By Karen Stokes
It’s been said that students learn better and stay engaged longer by doing and creating. On Wednesday, members of the community gathered at Washington High School, 2525 N. Sherman Blvd, as Milwaukee Public Schools unveiled their new digital fabrication laboratory (Fab Lab) aimed at exposing students to high-level technology.
Fab Labs are small workshops equipped with high-tech, computer-controlled technology that allows the creation of a wide variety of 3-D items.
Parent coordinator Roxie Jones explained that when utilizing the 3-D printer, the students have created puzzles, toys and even a functional wrench. Jones said that the printer is also capable of making edible items such as wrappers for sushi.
The Fab Lab was made possible through a $25,000 grant from the Wisconsin Economic Development Corporation (WEDC).
“I’m so proud of the team at Washington High School. The Fab Lab grants are rigorous, a lot of work goes into this,” said Dr. Darienne Driver, MPS Superintenden. “A number of members of this community, our staff at the school, our students played a role of putting together this application. It didn’t happen overnight.”
Dr. Driver mentioned that discussion began on this project over a year and a half ago.
Included in the Fab Lab are two vinyl cutters, three 3-D-printers, a computer numerical control mill, a 3-D scanner, a laser engraver, plus the computers used to run each of them.
“The technology of the Fab Lab will be shared with the community,” said Mary Perry, senior economic development director of WEDC. “Collaborating with the community is part of the WEDC strategy.”
The idea for Fab Labs was conceived by Professor Neil Gershenfeld at Massachusetts Institute of Technology (MIT) in collaboration with Bakhtiar Mikhak.
“The real opportunity is to harness the inventive power of the world to locally design and produce solutions to local problems. It breaks every organizational boundary we can think of,” Gershenfeld explained in a lecture ‘Unleash your Creativity in a Fab’.
Fab Labs have spread around the world, and have been established in the remotest of places and countries.
Following the ribbon cutting ceremony, the students provided a tour to demonstrate some of the capabilities of the high-tech equipment.
“We’re all excited about this,” said Angelina Terry, assistant principal in charge at Washington. “You will be amazed what our students can do and they’ve only recently been introduced to this technology.”
According to an MPS press release, Incorporating Fab Labs into educational programs of study has been shown to increase student engagement by providing hands-on opportunities to solve real world problems.
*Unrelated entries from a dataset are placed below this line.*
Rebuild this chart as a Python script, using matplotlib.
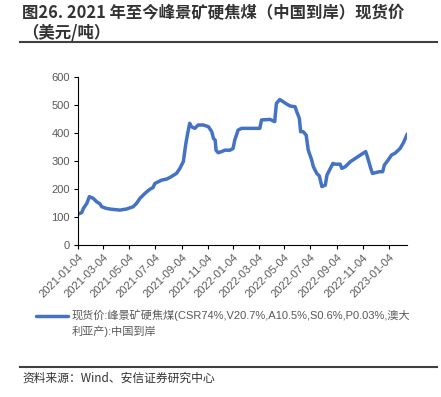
import pandas as pd
import matplotlib.pyplot as plt
import matplotlib.dates as mdates
from matplotlib.lines import Line2D

plt.rcParams['font.family'] = ['Noto Sans CJK SC', 'DejaVu Sans']

# spot price, USD/t
dates = ['2021-01-04', '2021-01-12', '2021-01-16', '2021-01-24', '2021-01-30',
         '2021-02-08', '2021-02-16', '2021-02-24', '2021-02-28', '2021-03-11',
         '2021-03-23', '2021-04-12', '2021-04-28', '2021-05-13', '2021-05-21',
         '2021-05-29', '2021-06-10', '2021-06-21', '2021-06-29', '2021-07-03',
         '2021-07-11', '2021-07-19', '2021-07-31', '2021-08-08', '2021-08-23',
         '2021-08-31', '2021-09-08', '2021-09-14', '2021-09-19', '2021-09-23',
         '2021-09-27', '2021-10-05', '2021-10-13', '2021-10-25', '2021-11-06',
         '2021-11-14', '2021-11-18', '2021-11-22', '2021-11-24', '2021-11-29',
         '2021-12-07', '2021-12-15', '2021-12-27', '2022-01-03', '2022-01-07',
         '2022-01-15', '2022-01-23', '2022-02-12', '2022-03-07', '2022-03-11',
         '2022-03-31', '2022-04-11', '2022-04-15', '2022-04-23', '2022-05-01',
         '2022-05-09', '2022-05-17', '2022-05-29', '2022-06-02', '2022-06-08',
         '2022-06-11', '2022-06-17', '2022-06-24', '2022-06-29', '2022-07-07',
         '2022-07-11', '2022-07-19', '2022-07-25', '2022-07-31', '2022-08-08',
         '2022-08-12', '2022-08-20', '2022-08-26', '2022-08-31', '2022-09-12',
         '2022-09-16', '2022-09-24', '2022-10-06', '2022-10-18', '2022-10-30',
         '2022-11-11', '2022-11-15', '2022-11-23', '2022-11-27', '2022-12-05',
         '2022-12-13', '2022-12-21', '2022-12-25', '2023-01-03', '2023-01-11',
         '2023-01-19', '2023-01-31', '2023-02-08', '2023-02-17']
price = [112, 117, 132, 150, 174,
         168, 156, 148, 138, 132,
         129, 126, 130, 138, 150,
         168, 186, 200, 207, 221,
         227, 233, 237, 243, 257,
         275, 299, 364, 406, 436,
         424, 418, 430, 430, 424,
         406, 382, 376, 340, 331,
         335, 340, 340, 346, 376,
         412, 418, 418, 418, 448,
         450, 442, 507, 521, 513,
         505, 498, 495, 477, 454,
         406, 406, 394, 340, 305,
         281, 257, 248, 210, 215,
         251, 275, 293, 290, 290,
         275, 281, 299, 311, 323,
         335, 317, 275, 257, 260,
         263, 263, 287, 305, 323,
         329, 346, 367, 398]

tick_dates = ['2021-01-04', '2021-03-04', '2021-05-04', '2021-07-04', '2021-09-04',
              '2021-11-04', '2022-01-04', '2022-03-04', '2022-05-04', '2022-07-04',
              '2022-09-04', '2022-11-04', '2023-01-04']

title1 = '图26. 2021 年至今峰景矿硬焦煤（中国到岸）现货价'
title2 = '（美元/吨）'
legend_label1 = '现货价:峰景矿硬焦煤(CSR74%,V20.7%,A10.5%,S0.6%,P0.03%,澳大'
legend_label2 = '利亚产):中国到岸'
source = '资料来源：Wind、安信证券研究中心'

blue = '#4472C4'
grey = '#595959'
latin = ['Liberation Sans', 'Noto Sans CJK SC']

fig = plt.figure(figsize=(4.41, 3.97), dpi=100)
ax = fig.add_axes([0.1776, 0.382, 0.746, 0.423])

x = pd.to_datetime(dates)
ax.plot(x, price, color=blue, linewidth=2.5, solid_capstyle='round')

ax.set_ylim(0, 600)
ax.set_yticks(range(0, 601, 100))
ax.set_xlim(pd.Timestamp('2021-01-04'), pd.Timestamp('2023-02-17'))
ax.set_xticks(pd.to_datetime(tick_dates))
ax.xaxis.set_major_formatter(mdates.DateFormatter('%Y-%m-%d'))

for s in ['top', 'right']:
    ax.spines[s].set_visible(False)
for s in ['left', 'bottom']:
    ax.spines[s].set_color('black')
    ax.spines[s].set_linewidth(0.8)

ax.tick_params(axis='y', labelcolor=grey, color='black', length=3, width=0.8, pad=3)
ax.tick_params(axis='x', labelcolor=grey, color='black', length=3, width=0.8, pad=2)
for lbl in ax.get_yticklabels():
    lbl.set_family(latin)
    lbl.set_fontsize(8)
for lbl in ax.get_xticklabels():
    lbl.set_family(latin)
    lbl.set_fontsize(8)
    lbl.set_rotation(45)
    lbl.set_ha('right')
    lbl.set_rotation_mode('anchor')

# title
fig.text(0.05, 0.99, title1, fontsize=11.8, fontweight='bold', color='#333333',
         va='top', ha='left')
fig.text(0.05, 0.94, title2, fontsize=11.8, fontweight='bold', color='#333333',
         va='top', ha='left')
fig.add_artist(Line2D([0.045, 0.99], [0.893, 0.893], color='#404040', linewidth=1.5))

# legend
fig.add_artist(Line2D([0.082, 0.154], [0.205, 0.205], color=blue, linewidth=2.5,
                      solid_capstyle='round'))
fig.text(0.163, 0.205, legend_label1, fontsize=8, color=grey, va='center', ha='left',
         family=latin)
fig.text(0.163, 0.165, legend_label2, fontsize=8, color=grey, va='center', ha='left',
         family=latin)

# source
fig.add_artist(Line2D([0.045, 0.99], [0.0756, 0.0756], color='#404040', linewidth=1.5))
fig.text(0.05, 0.048, source, fontsize=8.5, color='#333333', va='center', ha='left',
         style='italic')

fig.savefig('out.png', dpi=100)
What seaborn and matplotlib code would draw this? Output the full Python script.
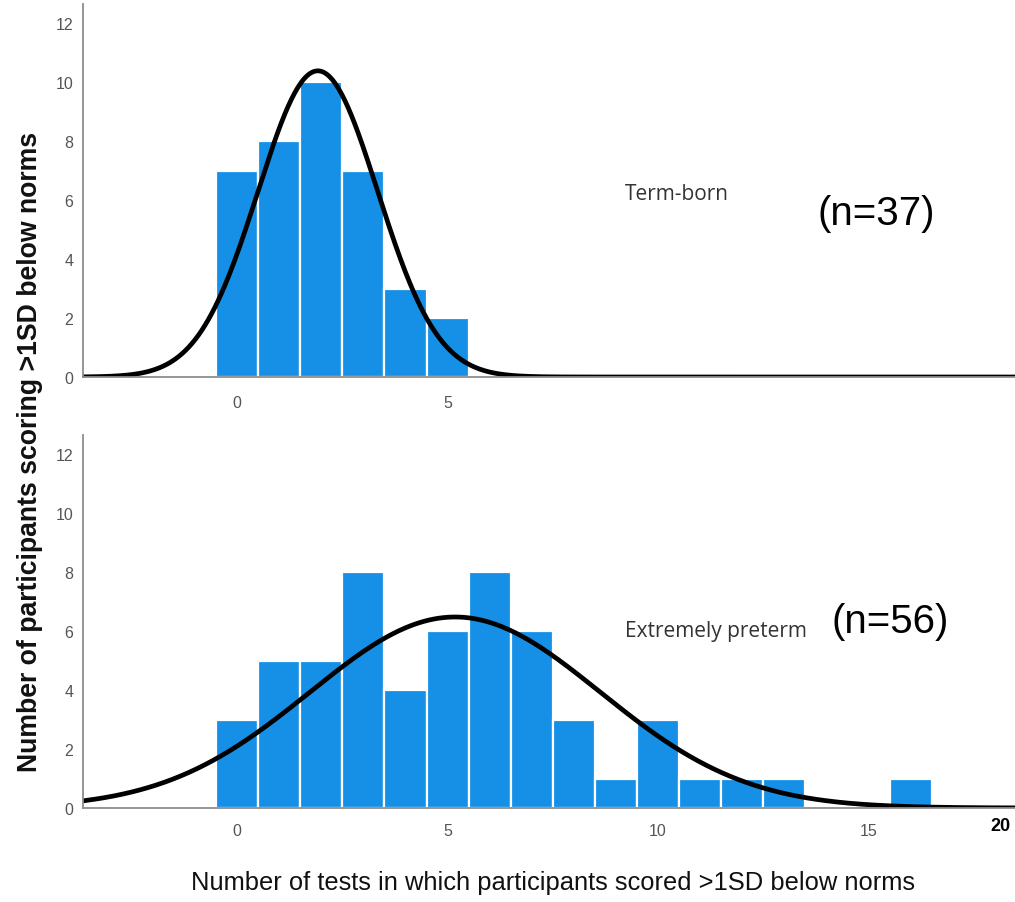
import numpy as np
import pandas as pd
import matplotlib
matplotlib.use("Agg")
import matplotlib.pyplot as plt
import seaborn as sns
import logging
logging.getLogger("matplotlib.font_manager").setLevel(logging.ERROR)

# ---- data ----
term_values = [0, 1, 2, 3, 4, 5]
term_counts = [7, 8, 10, 7, 3, 2]
preterm_values = [0, 1, 2, 3, 4, 5, 6, 7, 8, 9, 10, 11, 12, 13, 14, 15, 16]
preterm_counts = [3, 5, 5, 8, 4, 6, 8, 6, 3, 1, 3, 1, 1, 1, 0, 0, 1]
term_label = "Term-born"
preterm_label = "Extremely preterm"
term_n = "(n=37)"
preterm_n = "(n=56)"
y_ticks = [0, 2, 4, 6, 8, 10, 12]
top_x_ticks = [0, 5]
bottom_x_ticks = [0, 5, 10, 15]
y_label = "Number of participants scoring >1SD below norms"
x_label = "Number of tests in which participants scored >1SD below norms"

sns.set_theme(style="white")
narrow = ["Liberation Sans Narrow", "Liberation Sans", "DejaVu Sans"]
plt.rcParams["font.family"] = ["Liberation Sans", "DejaVu Sans"]

BAR = "#1590e6"
SPINE = "#8c8c8c"
TICK = "#555555"

W, H = 1015, 903
fig = plt.figure(figsize=(W / 100, H / 100), dpi=100)
fig.patch.set_facecolor("white")

left = 83 / W
width = 1 - left
XLIM = (-3.66, 18.48)
YLIM = (0, 12.65)


def panel(bottom_px, top_px, values, counts, xticks, tickpad):
    ax = fig.add_axes([left, 1 - bottom_px / H, width, (bottom_px - top_px) / H])
    df = pd.DataFrame({"x": values, "w": counts})
    sns.histplot(data=df, x="x", weights="w", discrete=True, ax=ax,
                 color=BAR, alpha=1, edgecolor="white", linewidth=1.6)
    v = np.array(values, float)
    c = np.array(counts, float)
    n = c.sum()
    m = (v * c).sum() / n
    sd = np.sqrt((c * (v - m) ** 2).sum() / (n - 1))
    xs = np.linspace(XLIM[0], XLIM[1] + 1, 600)
    ys = n / (sd * np.sqrt(2 * np.pi)) * np.exp(-0.5 * ((xs - m) / sd) ** 2)
    sns.lineplot(x=xs, y=ys, ax=ax, color="black", linewidth=3.4, sort=False)
    ax.set_xlim(*XLIM)
    ax.set_ylim(*YLIM)
    ax.set_xticks(xticks)
    ax.set_yticks(y_ticks)
    ax.set_xlabel("")
    ax.set_ylabel("")
    for s in ["top", "right"]:
        ax.spines[s].set_visible(False)
    for s in ["left", "bottom"]:
        ax.spines[s].set_color(SPINE)
        ax.spines[s].set_linewidth(1.3)
    ax.tick_params(axis="both", length=0, labelcolor=TICK, labelsize=11.5)
    ax.tick_params(axis="y", pad=7)
    ax.tick_params(axis="x", pad=tickpad)
    for lab in ax.get_xticklabels() + ax.get_yticklabels():
        lab.set_family(narrow)
    ax.set_facecolor("white")
    return ax


ax1 = panel(378, 5, term_values, term_counts, top_x_ticks, 13)
ax2 = panel(809, 436, preterm_values, preterm_counts, bottom_x_ticks, 11)

# annotations
fig.text(625 / W, 1 - 195 / H, term_label, ha="left", va="center",
         fontsize=15, color="#333333", family=["Open Sans", "DejaVu Sans"])
fig.text(818 / W, 1 - 214 / H, term_n, ha="left", va="center",
         fontsize=29, color="black")
fig.text(625 / W, 1 - 632 / H, preterm_label, ha="left", va="center",
         fontsize=15, color="#333333", family=["Open Sans", "DejaVu Sans"])
fig.text(832 / W, 1 - 622 / H, preterm_n, ha="left", va="center",
         fontsize=29, color="black")

fig.text(30 / W, 1 - 452 / H, y_label, rotation=90, ha="center", va="center",
         fontsize=19.2, fontweight="bold", color="#111111")
fig.text(553 / W, 1 - 883 / H, x_label, ha="center", va="center",
         fontsize=18.4, color="#111111", family=narrow)
fig.text(990 / W, 1 - 827 / H, "20", ha="left", va="center",
         fontsize=13, fontweight="bold", color="black")

fig.savefig("out.png", dpi=100, facecolor="white")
In Fab Labs, students learn because they want to, they develop technical skill that builds pride in mastery, improves teamwork, teaches critical thinking, persistence and other 21st Century employability skills. MPS plans to create more Fab Labs within the district.
“This is the first of many ribbon cuttings of Fab Labs, we’re going to be at a number of schools showcasing the great work our students are doing in terms of 21st century learning in digital manufacturing,” said Dr. Driver.